Peer mentoring or a buddy system would be great. He needs someone to show him how to be, IYSWIM.

He is supposed to be speaking to the HOY today, so I'll see how that goes. If there is no improvement, I'll speak to him myself.

Takver Wed 26-Mar-14 20:09:50

"They switch the computer off when he's on it, and make him a general butt of jokes."

That sounds to me like bullying - low level, but still plenty to have a massive impact on your ds especially if he is already lacking confidence socially.

I've got a dd in year 7, also not great social skills, she was on the receiving end of low level bullying (name calling, taking her book & throwing it around, repeating what she said in a silly voice). School definitely took it seriously - she initially spoke to her form tutor, but I also phoned HoY to make it clear what a big impact it was having on her confidence. I think it did help as it all sounded quite minor individually, but I could explain the cumulative effect.

HoY brought together dd with the girls concerned, which in fact was a really stressful and traumatic experience for her, but does seem to have made a difference - fingers crossed since half term things have been much better.

nkf Wed 26-Mar-14 20:12:03

Tutor, Head of Year. Get it stopped. And, no, not all year 8 boys are horrible. Good luck.
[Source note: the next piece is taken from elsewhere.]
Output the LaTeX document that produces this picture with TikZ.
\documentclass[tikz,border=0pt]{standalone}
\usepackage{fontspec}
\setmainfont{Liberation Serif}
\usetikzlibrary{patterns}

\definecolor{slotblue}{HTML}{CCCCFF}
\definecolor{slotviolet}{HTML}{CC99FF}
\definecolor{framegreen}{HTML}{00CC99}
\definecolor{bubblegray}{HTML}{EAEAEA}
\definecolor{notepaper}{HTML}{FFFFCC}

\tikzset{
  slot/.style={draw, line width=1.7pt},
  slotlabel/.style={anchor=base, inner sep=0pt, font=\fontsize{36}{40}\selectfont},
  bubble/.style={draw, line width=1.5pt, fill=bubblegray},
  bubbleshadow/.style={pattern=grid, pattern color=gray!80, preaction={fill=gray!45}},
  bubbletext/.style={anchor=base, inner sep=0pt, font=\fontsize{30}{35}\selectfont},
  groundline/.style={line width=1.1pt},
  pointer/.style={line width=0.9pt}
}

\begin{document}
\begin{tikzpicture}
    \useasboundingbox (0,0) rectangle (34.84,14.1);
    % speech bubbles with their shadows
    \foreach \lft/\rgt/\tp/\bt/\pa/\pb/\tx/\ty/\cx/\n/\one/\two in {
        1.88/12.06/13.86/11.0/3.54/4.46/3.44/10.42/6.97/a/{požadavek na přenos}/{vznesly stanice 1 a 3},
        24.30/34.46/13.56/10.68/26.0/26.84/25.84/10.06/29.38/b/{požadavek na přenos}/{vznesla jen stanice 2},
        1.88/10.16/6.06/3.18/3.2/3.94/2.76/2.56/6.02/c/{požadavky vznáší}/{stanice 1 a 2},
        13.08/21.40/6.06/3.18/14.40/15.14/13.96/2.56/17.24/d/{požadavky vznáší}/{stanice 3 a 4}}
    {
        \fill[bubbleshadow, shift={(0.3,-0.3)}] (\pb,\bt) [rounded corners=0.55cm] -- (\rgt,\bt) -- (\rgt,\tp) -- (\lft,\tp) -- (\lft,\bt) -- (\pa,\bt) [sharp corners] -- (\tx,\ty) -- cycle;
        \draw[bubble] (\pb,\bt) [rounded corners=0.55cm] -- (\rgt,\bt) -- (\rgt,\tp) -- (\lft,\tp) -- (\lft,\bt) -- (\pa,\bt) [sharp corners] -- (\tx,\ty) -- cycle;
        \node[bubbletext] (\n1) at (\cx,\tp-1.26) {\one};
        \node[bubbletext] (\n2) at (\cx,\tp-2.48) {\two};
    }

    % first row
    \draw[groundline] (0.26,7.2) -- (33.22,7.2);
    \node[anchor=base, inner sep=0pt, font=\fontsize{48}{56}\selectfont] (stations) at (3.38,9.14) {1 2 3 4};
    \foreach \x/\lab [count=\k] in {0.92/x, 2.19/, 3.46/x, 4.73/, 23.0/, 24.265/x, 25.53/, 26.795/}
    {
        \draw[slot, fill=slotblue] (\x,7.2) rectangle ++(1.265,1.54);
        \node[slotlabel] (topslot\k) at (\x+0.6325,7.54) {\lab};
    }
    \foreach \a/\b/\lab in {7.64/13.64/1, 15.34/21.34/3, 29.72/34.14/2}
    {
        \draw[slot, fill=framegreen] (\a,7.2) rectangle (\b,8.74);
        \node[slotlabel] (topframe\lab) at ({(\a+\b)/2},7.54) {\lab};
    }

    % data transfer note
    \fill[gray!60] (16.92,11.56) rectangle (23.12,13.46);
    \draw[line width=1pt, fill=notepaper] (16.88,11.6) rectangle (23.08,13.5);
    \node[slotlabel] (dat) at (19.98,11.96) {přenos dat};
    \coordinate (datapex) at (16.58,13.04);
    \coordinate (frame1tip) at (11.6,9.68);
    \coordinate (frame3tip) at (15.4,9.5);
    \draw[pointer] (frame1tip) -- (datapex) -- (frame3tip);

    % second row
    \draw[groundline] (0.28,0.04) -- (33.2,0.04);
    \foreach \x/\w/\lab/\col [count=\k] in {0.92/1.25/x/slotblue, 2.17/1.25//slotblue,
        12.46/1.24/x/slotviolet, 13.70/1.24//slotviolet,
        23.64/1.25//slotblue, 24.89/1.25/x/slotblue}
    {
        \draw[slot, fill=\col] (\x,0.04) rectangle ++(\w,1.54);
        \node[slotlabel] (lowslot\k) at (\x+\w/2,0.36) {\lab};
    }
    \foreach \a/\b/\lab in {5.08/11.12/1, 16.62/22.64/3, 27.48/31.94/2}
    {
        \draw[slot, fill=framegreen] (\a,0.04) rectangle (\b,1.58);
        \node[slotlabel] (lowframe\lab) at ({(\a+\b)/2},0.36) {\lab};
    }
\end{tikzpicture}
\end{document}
sighbynight Wed 26-Mar-14 22:01:14

Spoke to HoY today. He rounded up the ringleaders and spoke to them within an hour. Son much happier tonight. We'll see how it plays out over the next wee while.

snakeface Tue 01-Apr-14 09:17:21

Hi
You completely did the right thing speaking to HofY, and I hope things have settled down a bit. Your DS was being bullied and shouldn't have to deal with that rubbish, glad school took it seriously. I wish your ds nothing but good things and am sending him lots of positive thoughts - for what it's worth!!!smile)))
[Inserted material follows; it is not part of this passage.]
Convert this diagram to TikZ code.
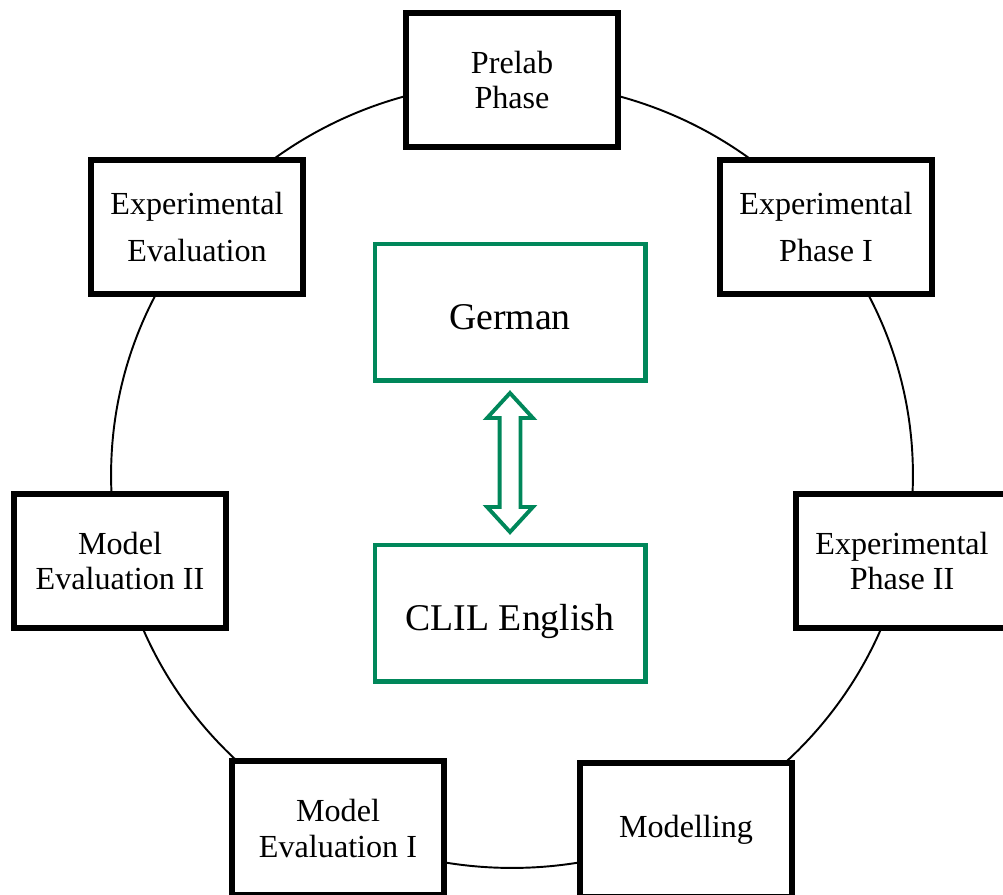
\documentclass[tikz,border=0pt]{standalone}
\usepackage{fontspec}
\setmainfont{Liberation Serif}
\usetikzlibrary{shapes.arrows,calc}
\definecolor{clilgreen}{RGB}{0,135,90}
\begin{document}
\begin{tikzpicture}[x=0.02cm, y=-0.02cm,
    phase/.style={draw, line width=3.4pt, fill=white, minimum width=4.24cm, minimum height=2.68cm,
        align=center, font=\fontsize{18.3}{19.5}\selectfont},
    lang/.style={draw=clilgreen, line width=2.3pt, fill=white, minimum width=5.42cm, minimum height=2.74cm,
        text height=0.68cm, text depth=0pt, font=\fontsize{21.5}{24}\selectfont}]
    \useasboundingbox (0,0) rectangle (1003,894);

    % cycle of phases
    \draw[line width=1.1pt] (512,475) ellipse [x radius=8.02cm, y radius=7.86cm];

    \node[phase] (prelab)   at (512,80)  {Prelab\\Phase};
    \node[phase] (expeval)  at (197,227) {Experimental\\[7pt]Evaluation};
    \node[phase] (expone)   at (826,227) {Experimental\\[7pt]Phase I};
    \node[phase] (modtwo)   at (120,561) {Model\\Evaluation II};
    \node[phase] (exptwo)   at (902,561) {Experimental\\Phase II};
    \node[phase] (modone)   at (338,828) {Model\\[1pt]Evaluation I};
    \node[phase] (modelling) at (686,830) {Modelling};

    % languages
    \node[lang] (german) at (510,312) {German};
    \node[lang] (clil)   at (510,613) {CLIL English};
    \node[double arrow, draw=clilgreen, line width=2.2pt, fill=white, rotate=90,
        minimum height=2.78cm, inner sep=0.17cm, double arrow head extend=0.25cm,
        double arrow tip angle=85] (swap) at ($(german.south)!0.5!(clil.north)$) {};
\end{tikzpicture}
\end{document}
sandyballs Tue 01-Apr-14 09:43:28

That is def bullying and I'm glad school took it seriously. I have children in year 8 and this wouldn't be tolerated in their school. It's making his life a misery, poor boy.
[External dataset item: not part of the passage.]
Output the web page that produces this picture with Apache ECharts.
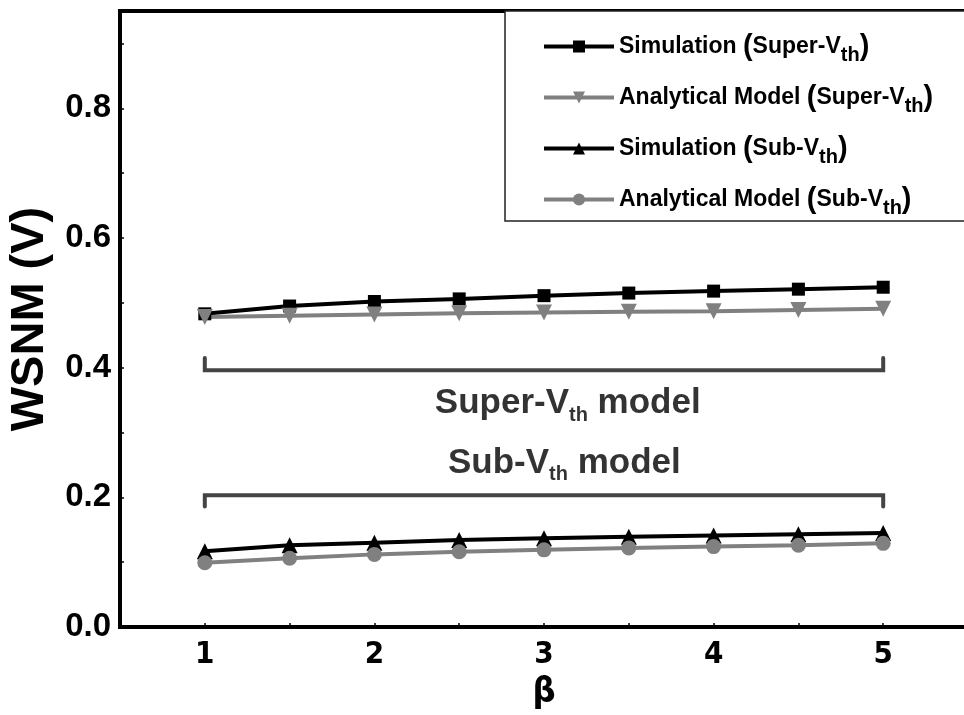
<!DOCTYPE html>
<html>
<head>
<meta charset="utf-8">
<script src="https://cdn.jsdelivr.net/npm/echarts@6/dist/echarts.min.js"></script>
<style>
  html, body { margin: 0; padding: 0; background: #fff; }
  #chart { width: 964px; height: 715px; }
</style>
</head>
<body>
<div id="chart"></div>
<script>
// β sweep and the four WSNM curves (V)
const beta = [1, 1.5, 2, 2.5, 3, 3.5, 4, 4.5, 5];
const simSuper   = [0.483, 0.495, 0.502, 0.506, 0.511, 0.515, 0.518, 0.521, 0.524];
const modelSuper = [0.478, 0.480, 0.482, 0.484, 0.485, 0.486, 0.487, 0.489, 0.491];
const simSub     = [0.117, 0.126, 0.130, 0.134, 0.137, 0.139, 0.141, 0.143, 0.145];
const modelSub   = [0.099, 0.106, 0.112, 0.116, 0.119, 0.122, 0.124, 0.126, 0.129];

// Brackets grouping the two model regimes
const bracketX      = [1, 1, 5, 5];
const superBracketY = [0.415, 0.396, 0.396, 0.415];
const subBracketY   = [0.186, 0.203, 0.203, 0.186];

const seriesNames = [
  'Simulation (Super-Vth)',
  'Analytical Model (Super-Vth)',
  'Simulation (Sub-Vth)',
  'Analytical Model (Sub-Vth)'
];
const yTicks = [0, 0.2, 0.4, 0.6, 0.8];

const FONT = '"Liberation Sans", Arial, sans-serif';
const NARROW = '"Liberation Sans Narrow", "Arial Narrow", "DejaVu Sans Condensed", "Liberation Sans", sans-serif';
const BLACK = '#000000';
const GREY = '#808080';

const zip = (xs, ys) => xs.map((x, i) => [x, ys[i]]);

function richName(name) {
  return name
    .replace(/\(/g, '{p|(}')
    .replace(/\)/g, '{p|)}')
    .replace('Vth', 'V{s|th}');
}

const chart = echarts.init(document.getElementById('chart'), null, { renderer: 'canvas' });

const lineSeries = (name, ys, color, symbol, size, rotate) => ({
  name, type: 'line', data: zip(beta, ys),
  symbol, symbolSize: size, symbolRotate: rotate || 0,
  lineStyle: { color, width: 4 },
  itemStyle: { color },
  z: 3
});

const bracketSeries = ys => ({
  type: 'line', data: zip(bracketX, ys), symbol: 'none', silent: true,
  lineStyle: { color: '#444444', width: 4, cap: 'round', join: 'miter' },
  z: 2
});

chart.setOption({
  animation: false,
  backgroundColor: '#ffffff',
  grid: {
    left: 120, top: 11, right: -4, bottom: 88,
    outerBoundsMode: 'none',
    containLabel: false,
    show: true, borderColor: BLACK, borderWidth: 4, backgroundColor: 'transparent'
  },
  legend: {
    data: seriesNames,
    orient: 'vertical',
    left: 505, top: 11,
    padding: [21, 120, 3, 37],
    itemGap: 18,
    itemWidth: 70, itemHeight: 15,
    lineStyle: { width: 4 },
    backgroundColor: '#ffffff',
    borderColor: '#222222', borderWidth: 1.5,
    formatter: richName,
    textStyle: {
      fontFamily: FONT, fontWeight: 'bold', fontSize: 23, color: BLACK,
      rich: {
        s: { fontFamily: FONT, fontWeight: 'bold', fontSize: 20, color: BLACK, padding: [17, 0, 0, 0] },
        p: { fontFamily: FONT, fontWeight: 'bold', fontSize: 29, color: BLACK }
      }
    }
  },
  xAxis: {
    type: 'value', min: 0.5, max: 5.5, interval: 0.5,
    name: 'β', nameLocation: 'middle', nameGap: 42,
    nameTextStyle: { fontFamily: NARROW, fontWeight: 'bold', fontSize: 36, color: BLACK },
    axisLine: { lineStyle: { color: BLACK, width: 4 } },
    axisTick: { inside: true, length: 4, lineStyle: { color: BLACK, width: 1.5 } },
    splitLine: { show: false },
    axisLabel: {
      margin: 12, color: BLACK, fontFamily: NARROW, fontWeight: 'bold', fontSize: 31,
      formatter: v => (Math.abs(v - Math.round(v)) < 1e-6 ? String(Math.round(v)) : '')
    }
  },
  yAxis: {
    type: 'value', min: 0, max: 0.95, interval: 0.1,
    name: 'WSNM (V)', nameLocation: 'middle', nameGap: 66,
    nameTextStyle: { fontFamily: FONT, fontWeight: 'bold', fontSize: 47, color: BLACK },
    axisLine: { lineStyle: { color: BLACK, width: 4 } },
    axisTick: { inside: true, length: 4, lineStyle: { color: BLACK, width: 1.5 } },
    splitLine: { show: false },
    axisLabel: {
      margin: 9, color: BLACK, fontFamily: FONT, fontWeight: 'bold', fontSize: 33,
      formatter: v => (yTicks.some(t => Math.abs(t - v) < 1e-6) ? v.toFixed(1) : '')
    }
  },
  series: [
    lineSeries(seriesNames[0], simSuper, BLACK, 'rect', 13),
    lineSeries(seriesNames[1], modelSuper, GREY, 'triangle', 16, 180),
    lineSeries(seriesNames[2], simSub, BLACK, 'triangle', 16),
    lineSeries(seriesNames[3], modelSub, GREY, 'circle', 15),
    bracketSeries(superBracketY),
    bracketSeries(subBracketY),
    {
      type: 'scatter', silent: true, symbolSize: 0, z: 4,
      data: [
        { value: [3.14, 0.345], label: { formatter: 'Super-V{s|th} model' } },
        { value: [3.12, 0.253], label: { formatter: 'Sub-V{s|th} model' } }
      ],
      label: {
        show: true, position: 'inside',
        fontFamily: FONT, fontWeight: 'bold', fontSize: 35, color: BLACK,
        rich: {
          s: { fontFamily: FONT, fontWeight: 'bold', fontSize: 20, color: BLACK, padding: [24, 0, 0, 0] }
        }
      }
    }
  ]
});
</script>
</body>
</html>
Swanhildapirouetting Tue 01-Apr-14 10:41:20

Your son is being bullied, and you should log any further incidents. And don't blame it on his SNs, blame it on the bullies, even if it is a whole class thing.

Ds2 has ASD, in year 7 and is in mainstream on SAplus, so they are on alert for him having difficulties with social communication making friends One of the more important things for him has been having a TA around he can go to during the day (not his 1:1 but he knows she is there for him) to clear up any administrative issues, or organisational things he might get upset over (think losing PE kit, or not understanding class work) This makes him less of a target because I think when they are stressed or make mistakes in class, the other children often pick on them more (yes I know that's horrible but it is true) and also your child's responses might be more emotional, again making him target.

The other thing is that he has access to the SEN room in all break times and a lot of structured activities going on, so that he is not having to make his own social life up as he goes along. He does drama club, touchtyping, goes to voluntary Mass and does the readings, and some literacy interventions. Also Nurture Club which a friendship circle where they have a mentor to pull it together. So far there has been one major incident of bullying but that was jumped on by the school, and ds himself has reported nothing since.

Although I would mention that sometimes the child themself can blank out low level bullying and ostracism and not really see it for what it is, blaming themselves or thinking there is nothing to be done, and they just have to get through the day (often leading to outbursts at home as a result sad. That is why you have to be quite proactive and find out exactly what is happening.

The other thing, which is really hard, especially if you have other children to deal with, is to make a point of inviting someone round just for your son, and make his 1:1 friendships at home happen for him, because unfortunately they might not happen by magic or osmosis. This can be a simple as inviting someone round to play a computer game or watch a favourite telly series.